“For as the rain and the snow come down from heaven,
And do not return there without watering the earth
And making it bear and sprout . . .
So will My word be . . .
It will not return to Me empty . . . “
The earth is suspended in somber stillness. The full reach of the sky is cloaked in a fine, pale grey mourning cloth. Large drops of cold and dismal tears descend continuously throughout the day: tapping on the rooftops; gurgling through the eaves troughs; washing the walkways; and soaking into the still receptive garden. Heaven is lamenting the culmination of the harvest.
Clustering close to the last warmth of the soil, a few low shrubs cling to their autumn garb of defiant reds, cheeky greens and bold yellows. They know their time is coming, yet celebrate the occasion of their last days brilliantly. Dark limbs of the naked elm trees soar and stretch in supplication. They have let go the last of their leaves. Weeks ago, they loosed their seeds to nestle into the waiting womb of the earth. Cradled in darkness, sheltered from the bitter bite of frost, they rest in dreams and wait.

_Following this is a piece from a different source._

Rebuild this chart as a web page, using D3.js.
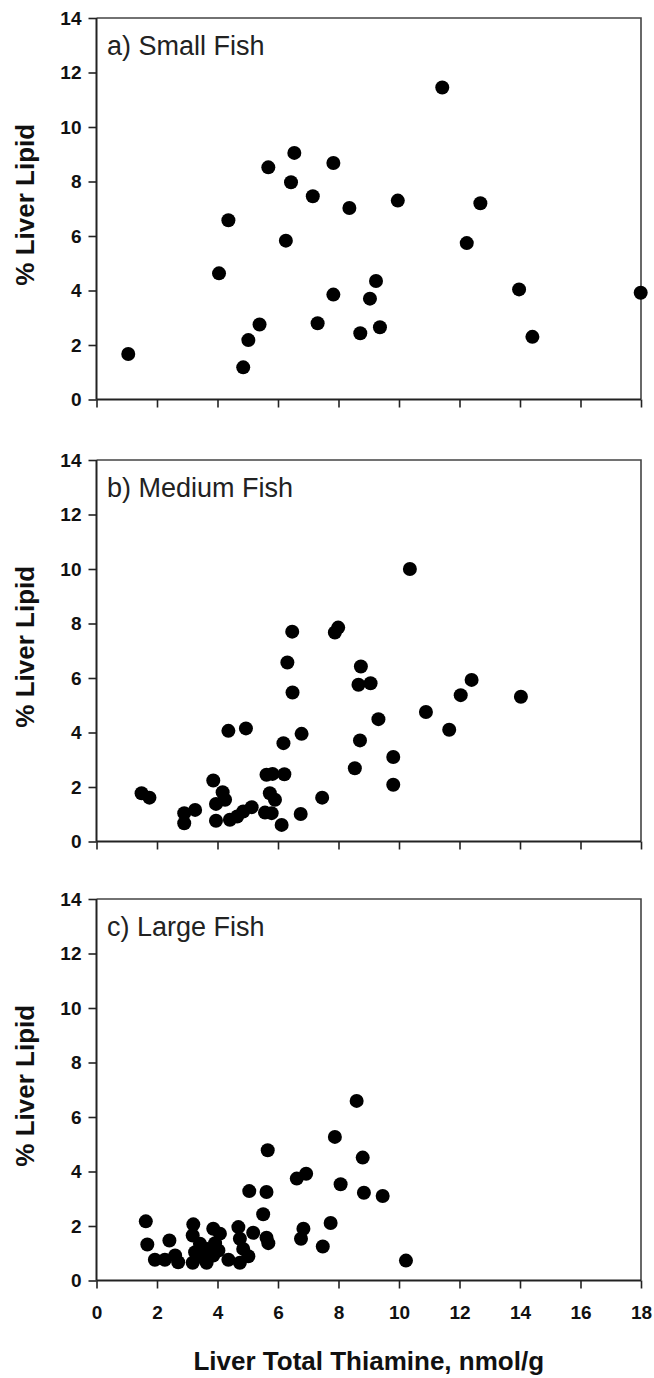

It is with reluctance I relinquish the phase of fruition and acknowledge the season of surrender. Offering up decomposing matter, living plant life liberates itself for a period of rest and regeneration.
The dying year runs its course. Darkness has begun its slow circuit of swallowing more daylight and stretching into longer night. It is the first harbinger of coming winter, marked by loss, decay, death and grief.
Despite the despairing day, woven by the weeping weather, a glimmering hope glows like the translucent drops of water clinging to barren twigs. Seeds which will root in the coming year are bathed in the amniotic waters of the autumn rain, and wrapped in the warmth of the earth’s womb. They will wile away the winter in gestating transition. Then germinate, and return as renewed creation with the coming of spring.
And what of us, earth’s creatures, clinging to lives outworn? Perhaps we too need to follow the course of nature and turn inward for a time. Like the flowers and trees the old decomposing essence of our lives can be released to make room for the new. While the seeds of our transition are bathed in the amniotic waters of the Spirit, we can absorb the life-giving Word through which we are transformed and born anew.